I remember it well, though it’s been almost four years since I taught at a small Christian school in Australia.

That day my class of kindergarten students had been…shall we say…unruly. They were much more interested in playing, running around, dropping their pencils, sharpening their pencils, chewing on their pencils, watching the paint dry on their pencils, than in learning anything.

As a kindergarten teacher, my goal was to make sure my students learned at least one new thing each day before they went home. It didn’t necessarily have to be an earth-shattering concept. Even if they just figured out how to open the bathroom door by themselves, it was a good day.

(I’m not kidding about that. I once had a student who couldn’t open the bathroom door by himself for the entire first half of the year. I mistakenly thought he was absent one day, but he had high-tailed it straight to the restroom after departing the bus and couldn’t get back out. He played happily in the bathroom all alone for 1/2 hour before his sisters told me he was at school.)

Anyway…back to my unruly students. By the end of the day, I was pretty well convinced I was a failure as a teacher. After cramming squirming feet into shoes and unwieldy lunchboxes into schoolbags, I flung open the classroom door and released the wild elephant herd.
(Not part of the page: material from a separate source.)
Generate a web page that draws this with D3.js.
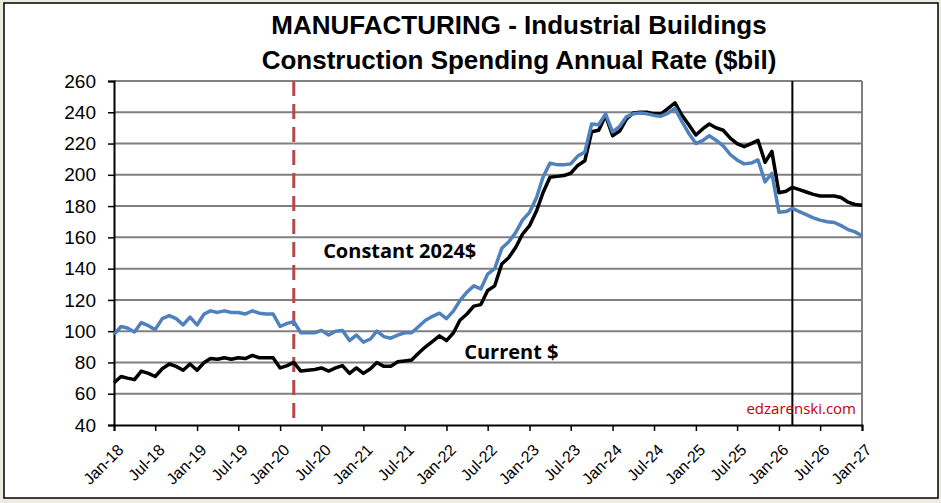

Glancing across the room we shared, I unloaded my frustration on the 1-2 grade teacher.

“I don’t think my students learned ANYTHING today!”

My fellow teacher was a patient man with many years of teaching experience. He just chuckled and then spoke these words I’ve remembered ever since,

“Some days if the kids all go home alive, then that’s enough.”

His words grounded me and gave me a larger perspective on my day.

I realized not every day would go according to my carefully-made plans. Some days my students would soak up knowledge like little sponges, and some days they would forget what an “A” was. And that was ok, because not every day had to be perfect.

It’s a concept I’ve tried to remember the past few years. You might call me a recovering perfectionist, or at least a perfectionist who is trying to release her grip of control on all the things.

I’m a list person. A list person who likes to have her list neatly crossed out at the end of each day. But at this stage of my life, more often than not, it doesn’t happen.

Life as a single mom has me juggling the operation of a daycare while raising three teenagers. Trust me, there is no room for perfectionism in this equation.

I’ve come to the conclusion if everyone in my daycare and in my home is happy, healthy, fed, and loved, that is enough. The homemade chocolate chip cookies I used to bake and sparkling clean windows will just have to wait. (For at least one or two or thirteen years.)

Perhaps you are in this place today?

Worrying that you have not done enough.

Fretting about the things on your list that have been there for weeks.

Lying in bed wide awake with a thousand unfinished projects hurtling through your mind.

Afraid that you are not enough.

If you have tried your best today in the thing which God has called you to do, then you are enough. Leave the rest in His hands. He has not called you to solve all the world’s problems. He has not even called you to solve all your problems.

He just asks that you follow Him, obey Him, trust Him.

Do what you can, and leave the rest to Him.

“And he said unto me, My grace is sufficient for thee: for my strength is made perfect in weakness. Most gladly therefore will I rather glory in my infirmities, that the power of Christ may rest upon me.” II Corinthians 12:9

 

You are enough”

 

You wanted to pass with a higher score,

You wanted to accomplish a little more.

All you see tonight as you gaze at your list,

Are all the things, the things that you missed.

 

You rose with the dawn, got straight to your tasks.

Did all you could, did all that was asked.

You toiled all day, barely stopping to rest.

You gave it your all, you gave it your best.

 

Now in the dark, and the sleep won’t come,

Thoughts swirl around you, and leave you undone.

“I should have done better, I should have done more.”

Thoughts pounding down like fists on a door.

 

Then God pulls you close, cradles you near,

“Give it to me; give me those fears.

My child, I never asked you to do it all,

I know sometimes you try and you fall.

 

I know in your heart you’re doing your best.

And this was never meant to be a test.

My child, rest in me and go to sleep.

Trust me with all those fears you’re trying to keep.

 

I created you, I know your desires.

Don’t believe the fear, for fear is a liar.

Fear tells you, you will never be good enough.

But my child, My loves makes you enough.”